Directive: With the pictures left out, copy the listing below exactly.

Records from a data collection
--------------------------------

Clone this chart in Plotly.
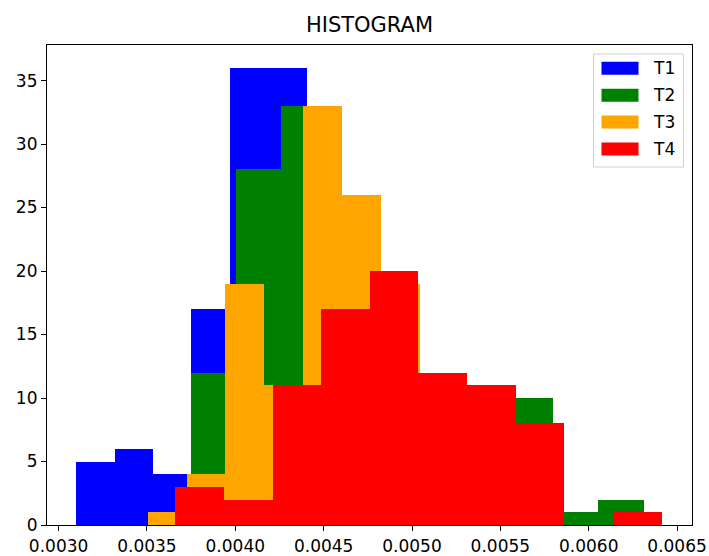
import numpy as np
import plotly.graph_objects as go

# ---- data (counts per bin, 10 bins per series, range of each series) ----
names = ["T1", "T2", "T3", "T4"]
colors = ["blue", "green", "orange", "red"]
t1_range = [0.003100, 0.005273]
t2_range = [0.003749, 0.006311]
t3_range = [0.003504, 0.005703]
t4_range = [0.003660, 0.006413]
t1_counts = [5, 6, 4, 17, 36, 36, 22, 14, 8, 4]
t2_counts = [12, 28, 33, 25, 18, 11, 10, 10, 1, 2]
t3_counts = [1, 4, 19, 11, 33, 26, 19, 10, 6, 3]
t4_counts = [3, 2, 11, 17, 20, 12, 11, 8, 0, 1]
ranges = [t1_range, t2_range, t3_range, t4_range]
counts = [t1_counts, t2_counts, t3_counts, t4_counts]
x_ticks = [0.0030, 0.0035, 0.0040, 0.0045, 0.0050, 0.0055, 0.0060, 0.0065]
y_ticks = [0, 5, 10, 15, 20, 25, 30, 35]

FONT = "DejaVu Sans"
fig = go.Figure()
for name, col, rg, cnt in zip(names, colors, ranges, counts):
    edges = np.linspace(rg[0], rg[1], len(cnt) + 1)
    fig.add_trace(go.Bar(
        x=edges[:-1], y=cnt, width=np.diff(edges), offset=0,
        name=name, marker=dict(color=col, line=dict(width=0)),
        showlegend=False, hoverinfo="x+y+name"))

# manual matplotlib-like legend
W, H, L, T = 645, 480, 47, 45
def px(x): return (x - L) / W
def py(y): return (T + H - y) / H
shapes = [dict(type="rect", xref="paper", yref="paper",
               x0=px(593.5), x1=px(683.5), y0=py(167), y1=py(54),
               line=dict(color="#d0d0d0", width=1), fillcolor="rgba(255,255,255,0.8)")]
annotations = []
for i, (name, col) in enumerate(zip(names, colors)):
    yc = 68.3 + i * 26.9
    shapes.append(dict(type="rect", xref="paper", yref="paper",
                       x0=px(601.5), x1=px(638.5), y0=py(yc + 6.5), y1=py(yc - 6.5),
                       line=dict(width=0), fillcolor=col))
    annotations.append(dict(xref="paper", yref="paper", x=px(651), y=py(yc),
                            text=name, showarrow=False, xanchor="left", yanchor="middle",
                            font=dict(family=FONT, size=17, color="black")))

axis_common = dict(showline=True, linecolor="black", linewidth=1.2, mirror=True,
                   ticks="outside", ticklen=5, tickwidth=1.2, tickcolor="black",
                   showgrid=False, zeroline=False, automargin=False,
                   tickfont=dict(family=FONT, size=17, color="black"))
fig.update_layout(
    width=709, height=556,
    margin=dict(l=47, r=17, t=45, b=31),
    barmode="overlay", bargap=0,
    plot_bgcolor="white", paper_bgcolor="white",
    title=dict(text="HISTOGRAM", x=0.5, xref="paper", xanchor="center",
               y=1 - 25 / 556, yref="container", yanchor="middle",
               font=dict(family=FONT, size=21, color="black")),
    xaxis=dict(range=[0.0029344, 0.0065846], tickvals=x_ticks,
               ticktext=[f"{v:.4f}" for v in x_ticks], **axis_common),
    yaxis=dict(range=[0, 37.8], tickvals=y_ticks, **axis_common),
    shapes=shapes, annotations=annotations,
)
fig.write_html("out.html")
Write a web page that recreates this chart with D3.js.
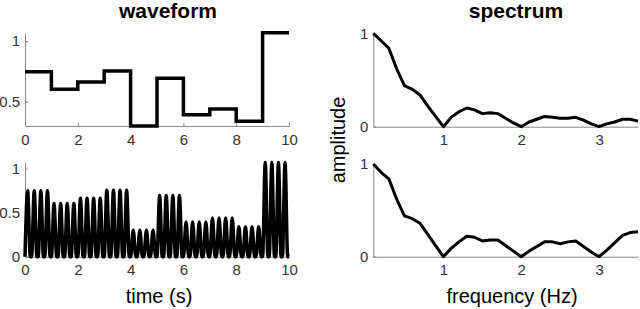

--------------------------------

Exercise answer:
Clone this chart in Plotly.
import numpy as np
import plotly.graph_objects as go

# ---- data (counts per bin, 10 bins per series, range of each series) ----
names = ["T1", "T2", "T3", "T4"]
colors = ["blue", "green", "orange", "red"]
t1_range = [0.003100, 0.005273]
t2_range = [0.003749, 0.006311]
t3_range = [0.003504, 0.005703]
t4_range = [0.003660, 0.006413]
t1_counts = [5, 6, 4, 17, 36, 36, 22, 14, 8, 4]
t2_counts = [12, 28, 33, 25, 18, 11, 10, 10, 1, 2]
t3_counts = [1, 4, 19, 11, 33, 26, 19, 10, 6, 3]
t4_counts = [3, 2, 11, 17, 20, 12, 11, 8, 0, 1]
ranges = [t1_range, t2_range, t3_range, t4_range]
counts = [t1_counts, t2_counts, t3_counts, t4_counts]
x_ticks = [0.0030, 0.0035, 0.0040, 0.0045, 0.0050, 0.0055, 0.0060, 0.0065]
y_ticks = [0, 5, 10, 15, 20, 25, 30, 35]

FONT = "DejaVu Sans"
fig = go.Figure()
for name, col, rg, cnt in zip(names, colors, ranges, counts):
    edges = np.linspace(rg[0], rg[1], len(cnt) + 1)
    fig.add_trace(go.Bar(
        x=edges[:-1], y=cnt, width=np.diff(edges), offset=0,
        name=name, marker=dict(color=col, line=dict(width=0)),
        showlegend=False, hoverinfo="x+y+name"))

# manual matplotlib-like legend
W, H, L, T = 645, 480, 47, 45
def px(x): return (x - L) / W
def py(y): return (T + H - y) / H
shapes = [dict(type="rect", xref="paper", yref="paper",
               x0=px(593.5), x1=px(683.5), y0=py(167), y1=py(54),
               line=dict(color="#d0d0d0", width=1), fillcolor="rgba(255,255,255,0.8)")]
annotations = []
for i, (name, col) in enumerate(zip(names, colors)):
    yc = 68.3 + i * 26.9
    shapes.append(dict(type="rect", xref="paper", yref="paper",
                       x0=px(601.5), x1=px(638.5), y0=py(yc + 6.5), y1=py(yc - 6.5),
                       line=dict(width=0), fillcolor=col))
    annotations.append(dict(xref="paper", yref="paper", x=px(651), y=py(yc),
                            text=name, showarrow=False, xanchor="left", yanchor="middle",
                            font=dict(family=FONT, size=17, color="black")))

axis_common = dict(showline=True, linecolor="black", linewidth=1.2, mirror=True,
                   ticks="outside", ticklen=5, tickwidth=1.2, tickcolor="black",
                   showgrid=False, zeroline=False, automargin=False,
                   tickfont=dict(family=FONT, size=17, color="black"))
fig.update_layout(
    width=709, height=556,
    margin=dict(l=47, r=17, t=45, b=31),
    barmode="overlay", bargap=0,
    plot_bgcolor="white", paper_bgcolor="white",
    title=dict(text="HISTOGRAM", x=0.5, xref="paper", xanchor="center",
               y=1 - 25 / 556, yref="container", yanchor="middle",
               font=dict(family=FONT, size=21, color="black")),
    xaxis=dict(range=[0.0029344, 0.0065846], tickvals=x_ticks,
               ticktext=[f"{v:.4f}" for v in x_ticks], **axis_common),
    yaxis=dict(range=[0, 37.8], tickvals=y_ticks, **axis_common),
    shapes=shapes, annotations=annotations,
)
fig.write_html("out.html")
Write a web page that recreates this chart with D3.js.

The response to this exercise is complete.